Have you ever been a guest at a really terrible dinner party? You know, the kind where one person makes everybody else feel uncomfortable, and it’s clear that everybody wishes the person would just leave, so the party can go back to being a group of like-minded people, people who share many views in common with us, people it’s great to share a glass of wine with?

The gospels show us that when Jesus is on the guest list, this second kind of party is much more likely. Someone at the party is going to make a scene, whether it’s an unseemly woman breaking in and crying all over Jesus’ feet, or in this case, Jesus himself.

Jesus is eating at the home of a leader of the Pharisees on the Sabbath. He tells a parable to one of the dinner guests, and by extension, to the table in general. Now, it’s not like they didn’t mean to invite Jesus. Most likely, Jesus is the supposed guest of honor, and the crowd invited has been invited for one purpose: to trap Jesus in his own words and to give them a reason to seek his arrest. And that’s the context into which Jesus drops his parable.

So what if you threw a party and nobody came? Even if you have a fairly healthy ego, chances are you’d wonder, at least for a fleeting moment, what that said about you. “Maybe nobody likes me. Why not? Where have I gone wrong?” But that’s not a problem for the dinner host in Jesus’ parable. The host is angry about the guests who didn’t come, but his greater concern is that there’s all this food, and it wouldn’t be right for it to go to waste. And so he invites “the poor, the crippled, the blind, and the lame.” None of these people hold any status of value in his society. All of them will be hungry. So they will be much more likely to come to dinner.

Jesus tells this parable after just having said, “All who exalt themselves will be humbled, and those who humble themselves will be exalted.” He has also just advised, “When you give a luncheon or dinner, don’t invite your friends, or rich people! Invite people who could use a meal, and who can’t possibly repay you.”

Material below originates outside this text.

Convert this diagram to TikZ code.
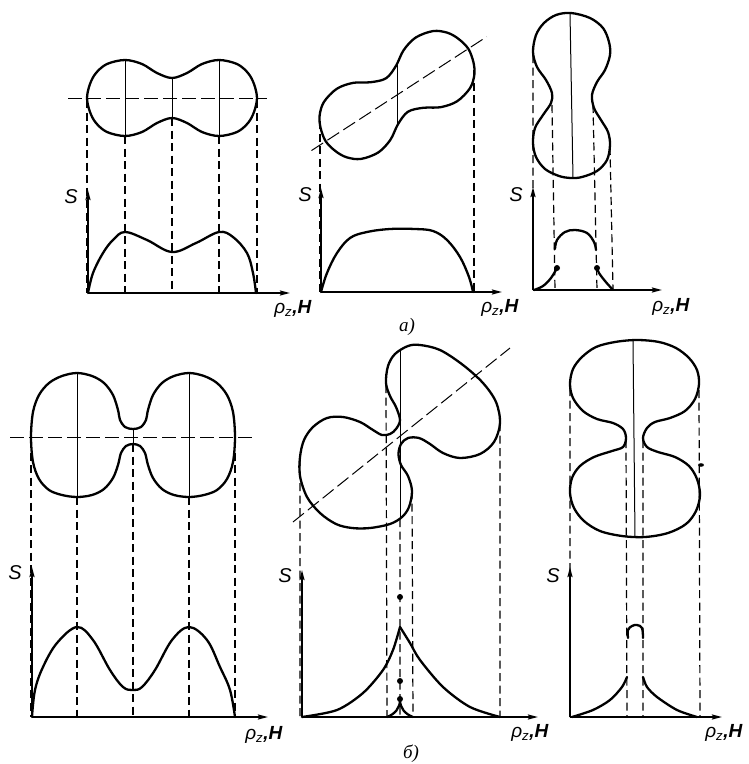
\documentclass[tikz,border=0pt]{standalone}
\usepackage{fontspec}
\setmainfont{Liberation Sans}
\newfontfamily\capfont{Liberation Serif}
\usetikzlibrary{arrows.meta}

% two-lobe section used in the first two panels
\newcommand\peanut{plot[smooth cycle, tension=0.55] coordinates {(-85,0) (-82,-14) (-76,-25) (-65,-34) (-47,-38) (-30,-34) (-15,-25) (0,-20) (15,-25) (30,-34) (47,-38) (65,-34) (76,-25) (82,-14) (85,0) (82,14) (76,25) (65,34) (47,38) (30,34) (15,25) (0,20) (-15,25) (-30,34) (-47,38) (-65,34) (-76,25) (-82,14)}}
\newcommand\hlabel{\textit{ρ}\textsubscript{\textit{z}}\textbf{\textit{,H}}}

\begin{document}
\begin{tikzpicture}[
    x=1pt, y=-1pt,
    outline/.style={line width=2.3pt, line join=round, line cap=round},
    midline/.style={line width=1pt},
    proj/.style={line width=1.2pt, dash pattern=on 8pt off 4.5pt},
    symline/.style={line width=1pt, dash pattern=on 14pt off 5pt},
    axis/.style={line width=1.8pt, -{Stealth[length=10pt,width=5pt,inset=1.5pt]}},
    dot/.style={circle, fill, inner sep=0pt, minimum size=6pt},
    lab/.style={font=\fontsize{20}{22}\selectfont\itshape, inner sep=0pt},
    hlab/.style={font=\fontsize{19}{21}\selectfont, inner sep=0pt},
    figcap/.style={font=\fontsize{19}{21}\selectfont\capfont\itshape, inner sep=0pt}
]
\useasboundingbox (0,0) rectangle (749,764);

% panel a, left
\coordinate (oa1) at (88,293);
\draw[axis] (oa1) -- (88,190);
\draw[axis] (oa1) -- (290,293);
\node[lab] (sa1) at (71,197) {S};
\node[hlab] (ha1) at (293,309) {\hlabel};
\begin{scope}[shift={(172,98)}]
  \draw[outline] \peanut;
  \draw[symline] (-104,0) -- (95,0);
  \draw[midline] (-47,-38) -- (-47,38) (0,-20) -- (0,20) (47,-38) -- (47,38);
\end{scope}
\draw[proj] (87,100) -- (87,293) (125,136) -- (125,293) (172,118) -- (172,293)
  (219,136) -- (219,293) (257,100) -- (257,293);
\draw[outline] plot[smooth, tension=0.6] coordinates {(88,293) (93,273) (103,253) (113,240) (125,232) (147,240) (172,252) (196,243) (219,232) (233,237) (247,253) (253,273) (256,293)};

% panel a, middle
\coordinate (oa2) at (321,292);
\draw[axis] (oa2) -- (321,188);
\draw[axis] (oa2) -- (502,292);
\node[lab] (sa2) at (305,195) {S};
\node[hlab] (ha2) at (500,308) {\hlabel};
\begin{scope}[shift={(397,95)}, rotate=33]
  \draw[outline] \peanut;
  \draw[symline] (-102,0) -- (107,0);
\end{scope}
\draw[midline] (397,63) -- (397,127);
\draw[proj] (320,121) -- (320,292) (474,70) -- (474,292);
\draw[outline] plot[smooth, tension=0.6] coordinates {(321,292) (327,273) (337,253) (350,238) (367,232) (390,229) (415,229) (433,231) (447,240) (460,257) (469,277) (473,292)};

% panel a, right
\coordinate (oa3) at (533,290);
\draw[axis] (oa3) -- (533,187);
\draw[axis] (oa3) -- (662,290);
\node[lab] (sa3) at (516,195) {S};
\node[hlab] (ha3) at (671,307) {\hlabel};
\draw[outline] plot[smooth cycle, tension=0.55] coordinates {(571,13) (590,18) (603,28) (609,42) (610,55) (605,70) (597,82) (592,95) (594,108) (601,120) (608,132) (610,145) (607,160) (597,171) (582,177) (571,178) (559,176) (545,169) (536,157) (533,143) (535,128) (543,115) (551,103) (552,93) (546,80) (537,67) (533,52) (536,35) (544,23) (556,15)};
\draw[midline] (570,13) -- (573,178);
\draw[proj] (533,55) -- (533,290) (552,105) -- (555,290) (593,105) -- (597,290) (610,147) -- (613,290);
\draw[outline] plot[smooth, tension=0.6] coordinates {(534,290) (543,286) (551,278) (557,268)};
\draw[outline] plot[smooth, tension=0.6] coordinates {(613,290) (605,281) (599,273) (597,268)};
\node[dot] (da1) at (557,268) {};
\node[dot] (da2) at (597,268) {};
\draw[outline] plot[smooth, tension=0.6] coordinates {(555,249) (557,240) (565,232) (575,230) (587,233) (594,242) (596,250)};
\node[figcap] (capa) at (407,327) {а)};

% panel b, left
\coordinate (ob1) at (32,717);
\draw[axis] (ob1) -- (32,567);
\draw[axis] (ob1) -- (268,717);
\node[lab] (sb1) at (15,573) {S};
\node[hlab] (hb1) at (264,735) {\hlabel};
\draw[outline] plot[smooth cycle, tension=0.55] coordinates {(133,429) (141,427) (146,420) (148,410) (153,395) (162,383) (174,376) (189,373) (204,376) (217,383) (227,395) (233,412) (235,437) (233,462) (227,479) (217,490) (204,495) (189,497) (174,495) (162,489) (153,478) (148,465) (145,453) (140,446) (133,444) (126,446) (121,453) (118,465) (113,478) (104,489) (92,495) (77,497) (62,495) (49,490) (39,479) (33,462) (31,437) (33,412) (39,395) (49,383) (62,376) (77,373) (92,376) (104,383) (113,395) (118,410) (120,420) (125,427)};
\draw[symline] (10,437) -- (257,437);
\draw[midline] (77,373) -- (77,497) (189,373) -- (189,497) (133,429) -- (133,444);
\draw[proj] (31,440) -- (31,717) (77,497) -- (77,717) (133,444) -- (133,717)
  (189,497) -- (189,717) (235,440) -- (235,717);
\draw[outline] plot[smooth, tension=0.6] coordinates {(32,717) (35,690) (43,667) (57,643) (77,627) (93,640) (110,670) (123,687) (133,690) (142,687) (155,670) (172,640) (189,627) (207,640) (220,667) (230,690) (235,717)};

% panel b, middle
\coordinate (ob2) at (302,717);
\draw[axis] (ob2) -- (302,570);
\draw[axis] (ob2) -- (538,717);
\node[lab] (sb2) at (285,576) {S};
\node[hlab] (hb2) at (530,733) {\hlabel};
\draw[outline] plot[smooth cycle, tension=0.55] coordinates {(400,420) (396,407) (390,396) (386,383) (388,366) (395,354) (408,346) (420,345) (440,350) (463,365) (483,383) (496,402) (500,423) (494,442) (480,454) (460,458) (443,453) (430,444) (419,438) (408,438) (401,444) (398.5,454) (401,465) (408,476) (412,491) (409,507) (402,517) (390,524) (370,528) (352,528) (336,524) (320,513) (307,497) (300,476) (300,457) (304,440) (313,427) (327,418) (343,417) (360,422) (373,430) (382,435) (390,434) (396,429)};
\draw[symline] (293,522) -- (510,348);
\draw[midline] (400,351) -- (400,519);
\draw[proj] (300,458) -- (300,717) (386,385) -- (387,717) (400,519) -- (400,717)
  (412,491) -- (413,717) (500,423) -- (500,717);
\draw[outline] plot[smooth, tension=0.5] coordinates {(302,717) (337,710) (363,693) (383,670) (393,650) (400,627)};
\draw[outline] plot[smooth, tension=0.5] coordinates {(400,627) (410,643) (420,660) (443,687) (470,707) (500,717)};
\node[dot] (db1) at (400,597) {};
\node[dot] (db2) at (400,681) {};
\node[dot] (db3) at (400,699) {};
\draw[outline] (387,717) .. controls (395,714) and (400,708) .. (400,700)
  .. controls (400,708) and (405,714) .. (413,717);
\node[figcap] (capb) at (411,754) {б)};

% panel b, right
\coordinate (ob3) at (570,717);
\draw[axis] (ob3) -- (570,567);
\draw[axis] (ob3) -- (722,717);
\node[lab] (sb3) at (553,576) {S};
\node[hlab] (hb3) at (724,733) {\hlabel};
\draw[outline] plot[smooth cycle, tension=0.55] coordinates {(637,340) (659,342) (676,348) (689,358) (697,370) (699,384) (695,399) (685,411) (670,418) (655,422) (647,428) (643,438) (647,447) (658,452) (675,457) (689,466) (697,479) (700,495) (696,511) (686,524) (668,533) (645,537) (622,536) (600,531) (584,521) (574,508) (570,493) (572,478) (580,466) (594,457) (612,451) (623,447) (626,438) (623,429) (613,423) (597,419) (583,411) (573,398) (570,384) (573,369) (582,357) (596,347) (615,342)};
\draw[midline] (633,340) -- (635,537);
\fill (701,465) ellipse [x radius=3, y radius=1.8];
\draw[proj] (570,388) -- (570,717) (626,440) -- (627,717) (643,440) -- (643,717) (699,390) -- (700,717);
\draw[outline] plot[smooth, tension=0.5] coordinates {(572,717) (593,710) (610,700) (622,687) (627,677)};
\draw[outline] plot[smooth, tension=0.5] coordinates {(697,717) (677,710) (657,697) (647,687) (643,677)};
\draw[outline] plot[smooth, tension=0.6] coordinates {(628,638) (628,630) (632,626) (637,625) (642,628) (643,638)};

\end{tikzpicture}
\end{document}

In the world of social services, we hear that we should not give cash to people on the street; who knows how they will use it? We should not support the dependent nature of those who are not helping themselves—whether they can or cannot help themselves is another question. There will always be those who want to assume that the poor, if they just worked a little harder, would no longer be poor. And there will always be those who helping instincts are difficult to rein in, who might not recognize their tendency to breed unhealthy dependency.

But both of these extremes are based on the assumption that we don’t actually know the people we’re helping. They’re based on caricatures, not on individuals. Jesus, on the other hand, was all about individuals. He could look at a person and very quickly ascertain the necessary remedy. In some cases, it was food or healing. In other cases, it was a very hard truth designed to shake the person up. Jesus’ response to a given stranger is totally unpredictable, but only because we don’t know the stranger. Jesus does. He evaluates this situation and decides that what this party needs is a hot, steaming, and very bitter plate of truth. And so he tells this parable.

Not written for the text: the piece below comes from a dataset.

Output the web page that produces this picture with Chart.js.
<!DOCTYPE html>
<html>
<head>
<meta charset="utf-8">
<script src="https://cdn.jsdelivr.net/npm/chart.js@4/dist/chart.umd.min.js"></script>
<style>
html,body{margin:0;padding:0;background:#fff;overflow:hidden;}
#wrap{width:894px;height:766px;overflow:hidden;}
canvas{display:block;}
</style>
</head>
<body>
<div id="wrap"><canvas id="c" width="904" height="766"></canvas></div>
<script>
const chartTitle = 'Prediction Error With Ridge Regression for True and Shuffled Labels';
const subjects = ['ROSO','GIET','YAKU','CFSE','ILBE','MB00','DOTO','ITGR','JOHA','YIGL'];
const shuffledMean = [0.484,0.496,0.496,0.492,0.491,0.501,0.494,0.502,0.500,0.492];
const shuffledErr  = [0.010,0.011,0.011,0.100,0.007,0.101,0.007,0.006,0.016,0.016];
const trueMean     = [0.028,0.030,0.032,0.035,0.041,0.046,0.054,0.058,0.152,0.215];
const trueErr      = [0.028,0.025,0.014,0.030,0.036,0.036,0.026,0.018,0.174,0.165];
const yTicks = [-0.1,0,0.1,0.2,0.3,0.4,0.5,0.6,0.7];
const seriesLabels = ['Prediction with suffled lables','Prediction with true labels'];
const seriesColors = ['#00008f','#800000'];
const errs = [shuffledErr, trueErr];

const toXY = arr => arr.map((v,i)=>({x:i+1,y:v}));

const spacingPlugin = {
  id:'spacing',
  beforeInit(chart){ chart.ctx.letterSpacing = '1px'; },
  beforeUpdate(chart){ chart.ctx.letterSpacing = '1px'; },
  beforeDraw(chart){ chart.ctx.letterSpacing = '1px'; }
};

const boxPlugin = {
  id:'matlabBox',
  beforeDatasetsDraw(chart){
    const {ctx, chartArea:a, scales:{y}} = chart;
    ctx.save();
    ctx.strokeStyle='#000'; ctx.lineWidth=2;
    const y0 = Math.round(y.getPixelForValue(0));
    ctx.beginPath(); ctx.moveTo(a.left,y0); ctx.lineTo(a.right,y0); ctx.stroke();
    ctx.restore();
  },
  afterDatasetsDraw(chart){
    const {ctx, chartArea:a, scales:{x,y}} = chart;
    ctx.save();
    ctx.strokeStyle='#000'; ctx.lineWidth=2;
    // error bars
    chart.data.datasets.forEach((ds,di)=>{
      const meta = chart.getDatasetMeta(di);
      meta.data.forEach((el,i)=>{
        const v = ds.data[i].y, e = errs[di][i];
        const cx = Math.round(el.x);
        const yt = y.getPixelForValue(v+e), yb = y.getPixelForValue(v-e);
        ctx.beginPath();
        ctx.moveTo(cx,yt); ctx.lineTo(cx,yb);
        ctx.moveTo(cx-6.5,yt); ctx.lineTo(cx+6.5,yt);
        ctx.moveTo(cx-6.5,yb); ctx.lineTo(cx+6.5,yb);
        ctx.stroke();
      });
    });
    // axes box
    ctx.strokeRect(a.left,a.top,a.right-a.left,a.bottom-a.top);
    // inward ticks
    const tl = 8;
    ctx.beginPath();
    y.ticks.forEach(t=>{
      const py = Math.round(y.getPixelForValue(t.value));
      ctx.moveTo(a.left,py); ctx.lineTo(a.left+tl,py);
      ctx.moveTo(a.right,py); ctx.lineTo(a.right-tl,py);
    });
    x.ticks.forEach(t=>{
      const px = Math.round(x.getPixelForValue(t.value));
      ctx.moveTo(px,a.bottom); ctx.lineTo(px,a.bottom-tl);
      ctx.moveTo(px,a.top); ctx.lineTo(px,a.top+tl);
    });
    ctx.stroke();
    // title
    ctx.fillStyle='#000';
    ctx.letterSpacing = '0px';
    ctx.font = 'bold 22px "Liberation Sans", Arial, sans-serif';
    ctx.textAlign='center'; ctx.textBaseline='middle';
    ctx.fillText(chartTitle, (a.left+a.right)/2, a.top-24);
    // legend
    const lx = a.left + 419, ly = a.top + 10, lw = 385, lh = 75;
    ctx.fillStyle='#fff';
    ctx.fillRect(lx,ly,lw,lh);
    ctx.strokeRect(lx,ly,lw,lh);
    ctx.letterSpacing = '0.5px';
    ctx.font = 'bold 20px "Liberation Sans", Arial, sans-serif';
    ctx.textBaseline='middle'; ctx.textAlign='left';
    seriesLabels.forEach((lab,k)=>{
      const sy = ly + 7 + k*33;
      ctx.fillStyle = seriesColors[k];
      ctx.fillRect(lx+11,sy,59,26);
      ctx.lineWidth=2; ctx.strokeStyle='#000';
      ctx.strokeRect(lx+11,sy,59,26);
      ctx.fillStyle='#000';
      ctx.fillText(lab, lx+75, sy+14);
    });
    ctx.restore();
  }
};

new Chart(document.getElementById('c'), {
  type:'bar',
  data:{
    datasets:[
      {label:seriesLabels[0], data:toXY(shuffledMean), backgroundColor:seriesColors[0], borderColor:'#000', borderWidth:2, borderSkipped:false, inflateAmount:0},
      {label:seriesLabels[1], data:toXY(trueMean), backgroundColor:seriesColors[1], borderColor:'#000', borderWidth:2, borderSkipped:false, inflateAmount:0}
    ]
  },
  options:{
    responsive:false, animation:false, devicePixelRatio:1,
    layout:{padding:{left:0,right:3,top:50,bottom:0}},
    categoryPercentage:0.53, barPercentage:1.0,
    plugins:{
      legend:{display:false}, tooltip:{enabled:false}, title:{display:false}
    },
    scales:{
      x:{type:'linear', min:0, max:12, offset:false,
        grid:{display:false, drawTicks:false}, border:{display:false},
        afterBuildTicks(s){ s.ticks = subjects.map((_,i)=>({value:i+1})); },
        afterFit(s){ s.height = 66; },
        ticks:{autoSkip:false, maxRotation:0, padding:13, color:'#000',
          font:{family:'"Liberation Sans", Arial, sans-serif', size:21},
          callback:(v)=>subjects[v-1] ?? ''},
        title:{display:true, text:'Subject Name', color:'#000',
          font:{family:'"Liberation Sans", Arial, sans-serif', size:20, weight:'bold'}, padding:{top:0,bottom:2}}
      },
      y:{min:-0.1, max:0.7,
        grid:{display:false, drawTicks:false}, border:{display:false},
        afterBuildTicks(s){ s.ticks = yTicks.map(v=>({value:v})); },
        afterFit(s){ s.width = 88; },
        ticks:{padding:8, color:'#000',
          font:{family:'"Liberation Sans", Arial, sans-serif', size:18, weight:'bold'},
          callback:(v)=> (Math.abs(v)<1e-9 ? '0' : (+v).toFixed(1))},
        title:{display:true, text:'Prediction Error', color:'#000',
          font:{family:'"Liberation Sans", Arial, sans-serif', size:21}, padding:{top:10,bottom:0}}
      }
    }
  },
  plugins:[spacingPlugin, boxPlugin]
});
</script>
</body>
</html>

Now, here I want to point out a detail of the parable we can’t possibly render in English unless we resort to a technique for Greek translation I picked up while living in the South: for singular “you,” say “you.” For plural “you,” say “y’all.”

“Then the master said to the slave, ‘Go out into the roads and lanes, and compel people to come in, so that my house may be filled.’ For I tell y’all, none of those who were invited will taste my dinner.”

In the last verse, “you” is plural! So the voice has shifted from the parable back to the real-life dinner party guests. “I may be a guest here, but in reality, I’m the host, and when the time comes for the heavenly banquet, not one of y’all will taste a bite.”

What an ungracious and embarrassing guest! Who does he think he is? Could somebody please ask this Jesus guy to leave so we can go back to our comfortable party of like-minded people? And then could somebody please uncork another bottle of wine? We’re going to need it!

Indeed, blessed is anyone who will eat bread (and drink wine) in the kingdom of God. But the very people who were invited first, when they assume they are included, become the ones in danger of being thrown out. These are the people who assume their place at the head of the table. So Jesus shames them and tells them to move down to the lowest seat. Jesus invites to the table first any poor, downtrodden soul who feels forsaken by society or even forsaken by God. But for those who feel assured of God’s blessing, Jesus offers only fear and trembling. He says, in essence, “I’m throwing a party for everyone in the world, all right. On the menu tonight you’ll find mercy, forgiveness, and reconciliation. But y’all are acting boorish and arrogant and threatening the other guests. If you’re not interested in what we’re serving, I can’t allow you to stay here and spoil the party. You don’t have to go home, but you can’t stay here.” And so the guest becomes the host, and before long, he will also become the meal.

Friends, there is nothing more important than this banquet—not your land, not your oxen, and not even your own wedding. Not your financial security, not your self-assurance, and certainly not your social status. Even within the realm of God’s infinite loving mercy, there are consequences for our actions. Our places can be given away. But today, look! The table is richly laid, and you are welcome to it, as long as you understand that you may not unseat anybody else from it. Not even the wicked. Not even the undeserving. Not even those who never get their lives together. Everybody is welcome to eat their fill of mercy, forgiveness, and reconciliation. Come and eat. Amen.